Butte (CA) Weekly October 20, 1866
The whiskey-dairy industry was still going strong on lies 8 years after the controversy started

    The Board of Health was chaired by Alderman Michael Tuomey, a ruthless, amoral political hack representing the city’s 14th Ward.  I do not have the room to fully describe how bad Michael Tuomey was, but if you care to read the entire list of particulars, go here https://timesmachine.nytimes.com/timesmachine/1878/10/29/80733332.pdf to read the New York Times’ ringing indictment against “Swill Milk” Tuomey’s re election in 1878.

    All members of the Board of Health went to investigate Johnson’s operation.  It was somewhat cleaned up the day the board showed up, Johnson having been forewarned by Tuomey.  The Board’s entrance was delayed when several members became overwhelmed by the stench and nearly vomited or passed out.  Inside it was worse.

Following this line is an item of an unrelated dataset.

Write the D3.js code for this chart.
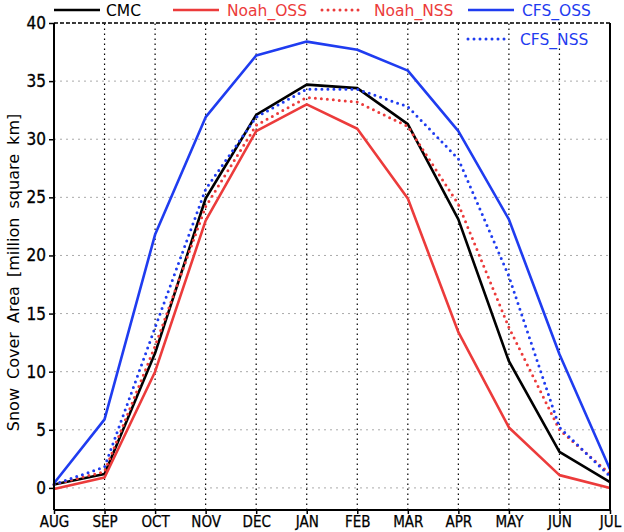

    Tuomey and his minions on the board produced a majority report saying Johnson’s operation could probably benefit from slightly increasing the cows’ stall size and increasing the ventilation. (What! So, more stench could travel further?!) Otherwise, the Board of Health saw no reason for alarm. 
    Complaints such as water in the milk were answered with, "Of course, there's water in milk!  Who determines how much water?  It's the cow not us!" and, "Yes, we put chemicals in milk to preserve it longer, to keep it from going sour and poisoning you." Another answer was, "We can sell our milk cheaper because we're local and farmers from somewhere upstate have to pay the Erie RR to transport their product here" and “Frank Leslie’s Illustrated Weekly is just seeking to stir up alarm to increase circulation.”

    Suspiciously, few infant deaths were reported as being from tainted milk—the cause of death was generally set down by the Coroner’s Office (for which Tuomey ran in 1878) as diarrhea or dehydration brought on by summer heat.
    Three fourths of the milk sold in the city was to fancy restaurants, private chefs, etc. for baking and making various confections. Cooking the milk at least made it a bit less deadly.  
    One thing a cook could not do with swill milk was make butter or cheese from it—too much water had been added.  
    Even for the sanitary farmers outside of the city, making butter and cheese from whole milk became much less profitable with the advent of the railroad.  Processing so much milk to preserve it longer was no longer needed when the Erie RR started transporting their fresh milk into the city every day.  
    The railroad also forced the farmers to form a dairy farmers’ co op.  The association vetted agents who sold their milk on commission in the city, shared experience and expertise, and developed standard contracts.  One of the important things the farmers learned early was they had to cool fresh milk before it was sent anywhere to prevent it going sour quickly.  This had never been an issue before since most rural people bought or produced milk the same day it was produced.  The distillery city farms hated the association and did everything it could to discredit farmers’ milk.

Early laws and regulations to create safer milk were blunted by the primitive state of sanitation science and the unbridled corruption of the Gilded Age officials. Swill milk was produced and sold until 1894 when a wealthy New Yorker set up centers around the city which guaranteed safe whole milk daily.